In an op-ed in today's Washington Post, retired Army general John Abizaid and Rosa Brooks, a former Defense Department official, warn that "[t]he United States' drone policies damage its credibility, undermine the rule of law and create a potentially destabilizing international precedent—one that repressive regimes around the globe will undoubtedly exploit." Their argument, which comes from a report they produced for the Stimson Center together with a task force of former defense and intelligence officials, is essentially that unmanned aerial vehicles make the use of lethal force across borders too easy, and we need to establish strict policies limiting their use.
True enough. But the question I'm left with is, how much will the United States' policies really determine the worldwide future of drones and their use?
Before we get to that, we should acknowledge that President Obama has declared his intention to establish rules restraining his own and future presidents' use of drones.
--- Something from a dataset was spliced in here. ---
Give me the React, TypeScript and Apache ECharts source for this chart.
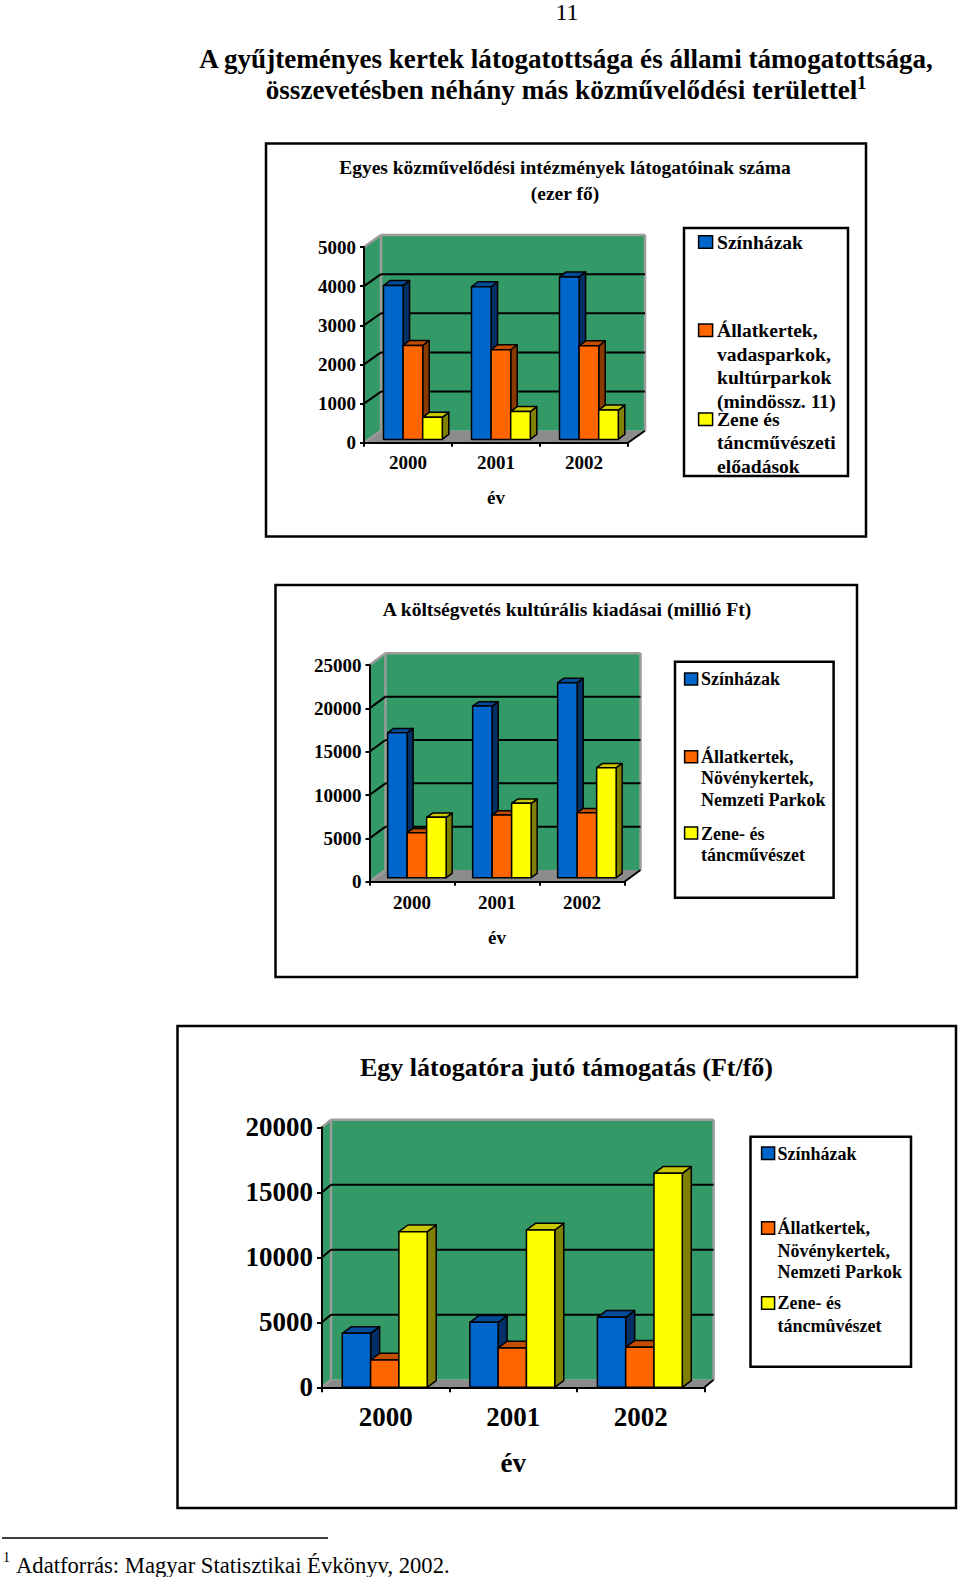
import React, { useEffect, useRef } from "react";
import * as echarts from "echarts";

const years = ["2000", "2001", "2002"];

const visitorsTheatres = [3930, 3900, 4150];
const visitorsZoos = [2400, 2290, 2390];
const visitorsMusic = [565, 710, 750];

const budgetTheatres = [16730, 19800, 22500];
const budgetZoos = [5190, 7230, 7500];
const budgetMusic = [6960, 8580, 12690];

const perVisitorTheatres = [4150, 5000, 5385];
const perVisitorZoos = [2100, 3030, 3080];
const perVisitorMusic = [11970, 12100, 16460];

const legend1 = [["Színházak"], ["Állatkertek,", "vadasparkok,", "kultúrparkok", "(mindössz. 11)"], ["Zene és", "táncművészeti", "előadások"]];
const legend2 = [["Színházak"], ["Állatkertek,", "Növénykertek,", "Nemzeti Parkok"], ["Zene- és", "táncművészet"]];
const legend3 = [["Színházak"], ["Állatkertek,", "Növénykertek,", "Nemzeti Parkok"], ["Zene- és", "táncmûvészet"]];

const SERIF = "Liberation Serif";
const FRONT = ["#0066cc", "#ff6600", "#ffff00"];
const TOP = ["#004c99", "#c24e00", "#c8c800"];
const SIDE = ["#003066", "#8a3a00", "#808000"];
const GREEN = "#339966";
const GRAY = "#8c8c8c";
const EDGE = "#9c9c9c";

const charts = [
  {
    box: [266, 143.5, 600, 393], title: "Egyes közművelődési intézmények látogatóinak száma\n(ezer fő)",
    titleX: 565, titleY: 154, titleSize: 19.5, titleLH: 26,
    grid: [364, 247, 264, 195.7], max: 5000, step: 1000, depth: [17, 12], shift: [4.9, 3.3], barW: 19.6, barD: [6.5, 5],
    axisSize: 19, labelGap: 10, nameGap: 45, tick: 4, lw: 2,
    values: [visitorsTheatres, visitorsZoos, visitorsMusic],
    legendBox: [684, 228, 164, 248], legendText: legend1, legendX: 717, legendSize: 19.6, swatchX: 698.6, swatchS: [14, 12.5],
    swatchY: [235.7, 324, 413], lineY: [[242], [330.5, 354.5, 377.5, 401.5], [419, 442.5, 466]],
  },
  {
    box: [275.5, 585, 581.5, 392], title: "A költségvetés kultúrális kiadásai (millió Ft)",
    titleX: 567, titleY: 597, titleSize: 19.6, titleLH: 24,
    grid: [369.5, 665, 255, 216.7], max: 25000, step: 5000, depth: [16, 11.7], shift: [4.9, 4], barW: 19.5, barD: [6, 4.3],
    axisSize: 19, labelGap: 11, nameGap: 46, tick: 4, lw: 2,
    values: [budgetTheatres, budgetZoos, budgetMusic],
    legendBox: [675, 661.7, 158.6, 236], legendText: legend2, legendX: 701, legendSize: 18, swatchX: 684.6, swatchS: [13, 12],
    swatchY: [673, 750.7, 827], lineY: [[679], [756.7, 778, 800], [834, 855]],
  },
  {
    box: [177.5, 1026, 778.5, 482], title: "Egy látogatóra jutó támogatás (Ft/fő)",
    titleX: 566.5, titleY: 1052, titleSize: 26, titleLH: 30,
    grid: [322, 1127.3, 382.6, 260], max: 20000, step: 5000, depth: [9, 7.5], shift: [-1, 0], barW: 28.3, barD: [9, 6.7],
    axisSize: 27, labelGap: 16, nameGap: 62, tick: 5, lw: 2,
    values: [perVisitorTheatres, perVisitorZoos, perVisitorMusic],
    legendBox: [750.5, 1136.7, 160.5, 230], legendText: legend3, legendX: 777.5, legendSize: 18, swatchX: 761.6, swatchS: [13, 12.5],
    swatchY: [1147, 1221.7, 1296.7], lineY: [[1154], [1228, 1250.7, 1272], [1303, 1326]],
  },
];

const poly = (points: number[][], fill: string, stroke?: string, lineWidth = 0) => ({
  type: "polygon",
  shape: { points },
  style: { fill, stroke: stroke || "none", lineWidth, lineJoin: "round" },
});
const seg = (a: number[], b: number[], stroke: string, lineWidth: number) => ({
  type: "line",
  shape: { x1: a[0], y1: a[1], x2: b[0], y2: b[1] },
  style: { stroke, lineWidth, fill: "none" },
});

function buildOption() {
  const graphic: any[] = [];
  const title: any[] = [];
  const grid: any[] = [];
  const xAxis: any[] = [];
  const yAxis: any[] = [];
  const series: any[] = [];

  const txt = (text: string, x: number, y: number, size: number, weight: string, align = "left") => ({
    type: "text",
    x,
    y,
    z: 5,
    style: { text, fontFamily: SERIF, fontSize: size, fontWeight: weight, fill: "#000", textAlign: align, textVerticalAlign: "middle" },
  });

  graphic.push(txt("11", 567, 12, 24, "normal", "center"));
  graphic.push(txt("A gyűjteményes kertek látogatottsága és állami támogatottsága,", 566, 59, 27.1, "bold", "center"));
  graphic.push(txt("összevetésben néhány más közművelődési területtel", 561.5, 90, 27.1, "bold", "center"));
  graphic.push(txt("1", 857, 82, 19, "bold"));
  graphic.push({ type: "line", z: 5, shape: { x1: 2, y1: 1538, x2: 328, y2: 1538 }, style: { stroke: "#000", lineWidth: 1.5 } });
  graphic.push(txt("1", 3, 1557, 14, "normal"));
  graphic.push(txt("Adatforrás: Magyar Statisztikai Évkönyv, 2002.", 16, 1565, 22.65, "normal"));

  charts.forEach((c, ci) => {
    const [gx, gy, gw, gh] = c.grid;
    const [dx, dy] = c.depth;
    graphic.push({
      type: "rect", z: -1,
      shape: { x: c.box[0], y: c.box[1], width: c.box[2], height: c.box[3] },
      style: { fill: "#fff", stroke: "#000", lineWidth: 2.5 },
    });
    graphic.push({
      type: "rect", z: 1,
      shape: { x: c.legendBox[0], y: c.legendBox[1], width: c.legendBox[2], height: c.legendBox[3] },
      style: { fill: "none", stroke: "#000", lineWidth: 2.5 },
    });
    c.legendText.forEach((lines, li) => {
      graphic.push({
        type: "rect", z: 2,
        shape: { x: c.swatchX, y: c.swatchY[li], width: c.swatchS[0], height: c.swatchS[1] },
        style: { fill: FRONT[li], stroke: "#000", lineWidth: 1.5 },
      });
      lines.forEach((line, k) => graphic.push(txt(line, c.legendX, c.lineY[li][k], c.legendSize, "bold")));
    });

    title.push({
      text: c.title,
      left: c.titleX,
      top: c.titleY,
      textAlign: "center",
      padding: 0,
      textStyle: { fontFamily: SERIF, fontSize: c.titleSize, fontWeight: "bold", color: "#000", lineHeight: c.titleLH },
    });

    grid.push({ left: gx, top: gy, width: gw, height: gh, containLabel: false, show: false });
    xAxis.push({
      type: "category",
      gridIndex: ci,
      data: years,
      z: 3,
      name: "év",
      nameLocation: "middle",
      nameGap: c.nameGap,
      nameTextStyle: { fontFamily: SERIF, fontWeight: "bold", fontSize: c.axisSize, color: "#000" },
      axisLine: { lineStyle: { color: "#000", width: c.lw } },
      axisTick: { show: true, alignWithLabel: false, length: c.tick, lineStyle: { color: "#000", width: c.lw } },
      axisLabel: { margin: c.labelGap, fontFamily: SERIF, fontWeight: "bold", fontSize: c.axisSize, color: "#000" },
      splitLine: { show: false },
    });
    yAxis.push({
      type: "value",
      gridIndex: ci,
      min: 0,
      max: c.max,
      interval: c.step,
      z: 3,
      axisLine: { show: true, lineStyle: { color: "#000", width: c.lw } },
      axisTick: { show: true, length: c.tick, lineStyle: { color: "#000", width: c.lw } },
      axisLabel: { margin: c.tick + 4, formatter: (v: number) => String(v), fontFamily: SERIF, fontWeight: "bold", fontSize: c.axisSize, color: "#000" },
      splitLine: { show: false },
    });

    // walls, floor and the gridlines, one data item per axis tick
    const ticks: number[] = [];
    for (let v = 0; v <= c.max; v += c.step) ticks.push(v);
    series.push({
      type: "custom",
      name: "walls" + ci,
      silent: true,
      z: 1,
      xAxisIndex: ci,
      yAxisIndex: ci,
      data: ticks.map((v) => [0, v]),
      encode: { x: 0, y: 1 },
      renderItem: (params: any, api: any) => {
        const v = api.value(1);
        const y = api.coord([0, v])[1];
        const cs = params.coordSys;
        const l = cs.x, r = cs.x + cs.width, t = cs.y, b = cs.y + cs.height;
        const children: any[] = [];
        if (v === 0) {
          children.push(poly([[l + dx, t - dy], [r + dx, t - dy], [r + dx, b - dy], [l + dx, b - dy]], GREEN));
          children.push(poly([[l, t], [l + dx, t - dy], [l + dx, b - dy], [l, b]], GREEN));
          children.push(poly([[l, b], [l + dx, b - dy], [r + dx, b - dy], [r, b]], GRAY));
          children.push(seg([l + dx, b - dy], [l + dx, t - dy], EDGE, 2.5));
          children.push(seg([l, t], [l + dx, t - dy], EDGE, 2.5));
          children.push(seg([l + dx, t - dy], [r + dx, t - dy], EDGE, 2.5));
          children.push(seg([r + dx, t - dy], [r + dx, b - dy], EDGE, 2.5));
          children.push(seg([l, b], [l + dx, b - dy], EDGE, 2.5));
          children.push(seg([r, b], [r + dx, b - dy], "#000", 2));
        } else if (v < c.max) {
          children.push(seg([l, y], [l + dx, y - dy], "#000", 2));
          children.push(seg([l + dx, y - dy], [r + dx, y - dy], "#000", 2));
        }
        return { type: "group", children };
      },
    });

    // one custom series per row of the legend, drawn as a 3D column
    c.values.forEach((vals, si) => {
      series.push({
        type: "custom",
        name: c.legendText[si].join(" "),
        z: 2,
        silent: true,
        xAxisIndex: ci,
        yAxisIndex: ci,
        data: vals.map((v, i) => [i, v]),
        encode: { x: 0, y: 1 },
        renderItem: (_p: any, api: any) => {
          const cat = api.value(0);
          const pt = api.coord([cat, api.value(1)]);
          const base = api.coord([cat, 0])[1];
          const x0 = pt[0] + c.shift[0] + (si - 1.5) * c.barW;
          const x1 = x0 + c.barW;
          const yt = pt[1] - c.shift[1];
          const yb = base - c.shift[1];
          const [bx, by] = c.barD;
          return {
            type: "group",
            children: [
              poly([[x1, yt], [x1 + bx, yt - by], [x1 + bx, yb - by], [x1, yb]], SIDE[si], "#000", 1.5),
              poly([[x0, yt], [x0 + bx, yt - by], [x1 + bx, yt - by], [x1, yt]], TOP[si], "#000", 1.5),
              poly([[x0, yt], [x1, yt], [x1, yb], [x0, yb]], FRONT[si], "#000", 1.5),
            ],
          };
        },
      });
    });
  });

  return { animation: false, backgroundColor: "#fff", title, grid, xAxis, yAxis, series, graphic };
}

export default function App() {
  const ref = useRef<HTMLDivElement>(null);
  useEffect(() => {
    const chart = echarts.init(ref.current!, undefined, { renderer: "svg" });
    chart.setOption(buildOption() as any);
    return () => chart.dispose();
  }, []);
  return <div ref={ref} style={{ position: "absolute", left: 0, top: 0, width: 960, height: 1577 }} />;
}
In a May speech, he argued that drone strikes should only be undertaken "only when we face a continuing, imminent threat, and only where there is no certainty—there is near certainty of no civilian casualties. For our actions should meet a simple test: We must not create more enemies than we take off the battlefield." Which sounds good, were it not for the fact that we've been regularly been creating more enemies than we take off the battlefield, in all kinds of ways.
One of the core problems with drone strikes is not just that they often kill civilians, but that they carry symbolic meaning in the places where we've used them. They can come to be seen as a representation of American arrogance and power, with the global hegemon granting itself the right to rain down robotic death from above at any time, at any place, across any border where it might perceive a threat.
You don't have to agree with that perception to acknowledge that it exists. But it isn't hard to see why drone strikes have been so attractive as a military tool to this president. He inherited two grinding wars started by his predecessor, which cost trillions and resulted in thousands of American deaths. Drones, on the other hand, offer the possibility of achieving finite military objectives at limited cost and with no risk to American personnel. Although the number of strikes has been tapering of late (they peaked in Pakistan in 2010 and in Yemen in 2012, and have declined since then), they remain a central tool of our military policy.
The Stimson report argues that if the U.S. uses drones arbitrarily, other nations will follow our lead, which seems like a reasonable prediction. But it's less clear why, if we establish careful legal and procedural restraints on our use of drones, other nations would do the same. Reading the report, I was struck by the general presumption that other nations are going to be taking their cues from us, both in positive and negative ways. For instance, members of the task force write, "US practices set a dangerous precedent that may be seized upon by other states—not all of which are likely to behave as scrupulously as US officials." If those nations are unscrupulous, then why would they care how responsible we're being?
This is important because pretty much every country with a military either already has drones or will be getting them soon (most of those are for surveillance and not yet weaponized, but they will be eventually). We can impose all kinds of checks and balances on our drone policy, but no matter how thoughtfully they might be developed, that doesn't mean that China or Russia, not to mention smaller states, would do the same.
The result could be a democratization of certain kinds of military force. Incursions across borders will become cheap, easy, and relatively low-risk. Assassinations could become a lot more common, and just imagine how we'd feel if, say, China sent a drone to blow up a dissident who was living in Santa Monica.
That's unlikely, of course, since pissing off the United States could have dramatic consequences. But drones could serve to quickly escalate low-level conflicts between small states, or even not-so-small ones like India and Pakistan. Or Iran.
To be clear, the recommendations in the Stimson report about setting up tight procedures, oversight, and transparency around American drone use are all good. But they may not do much to prevent drone technology from making this a more dangerous world.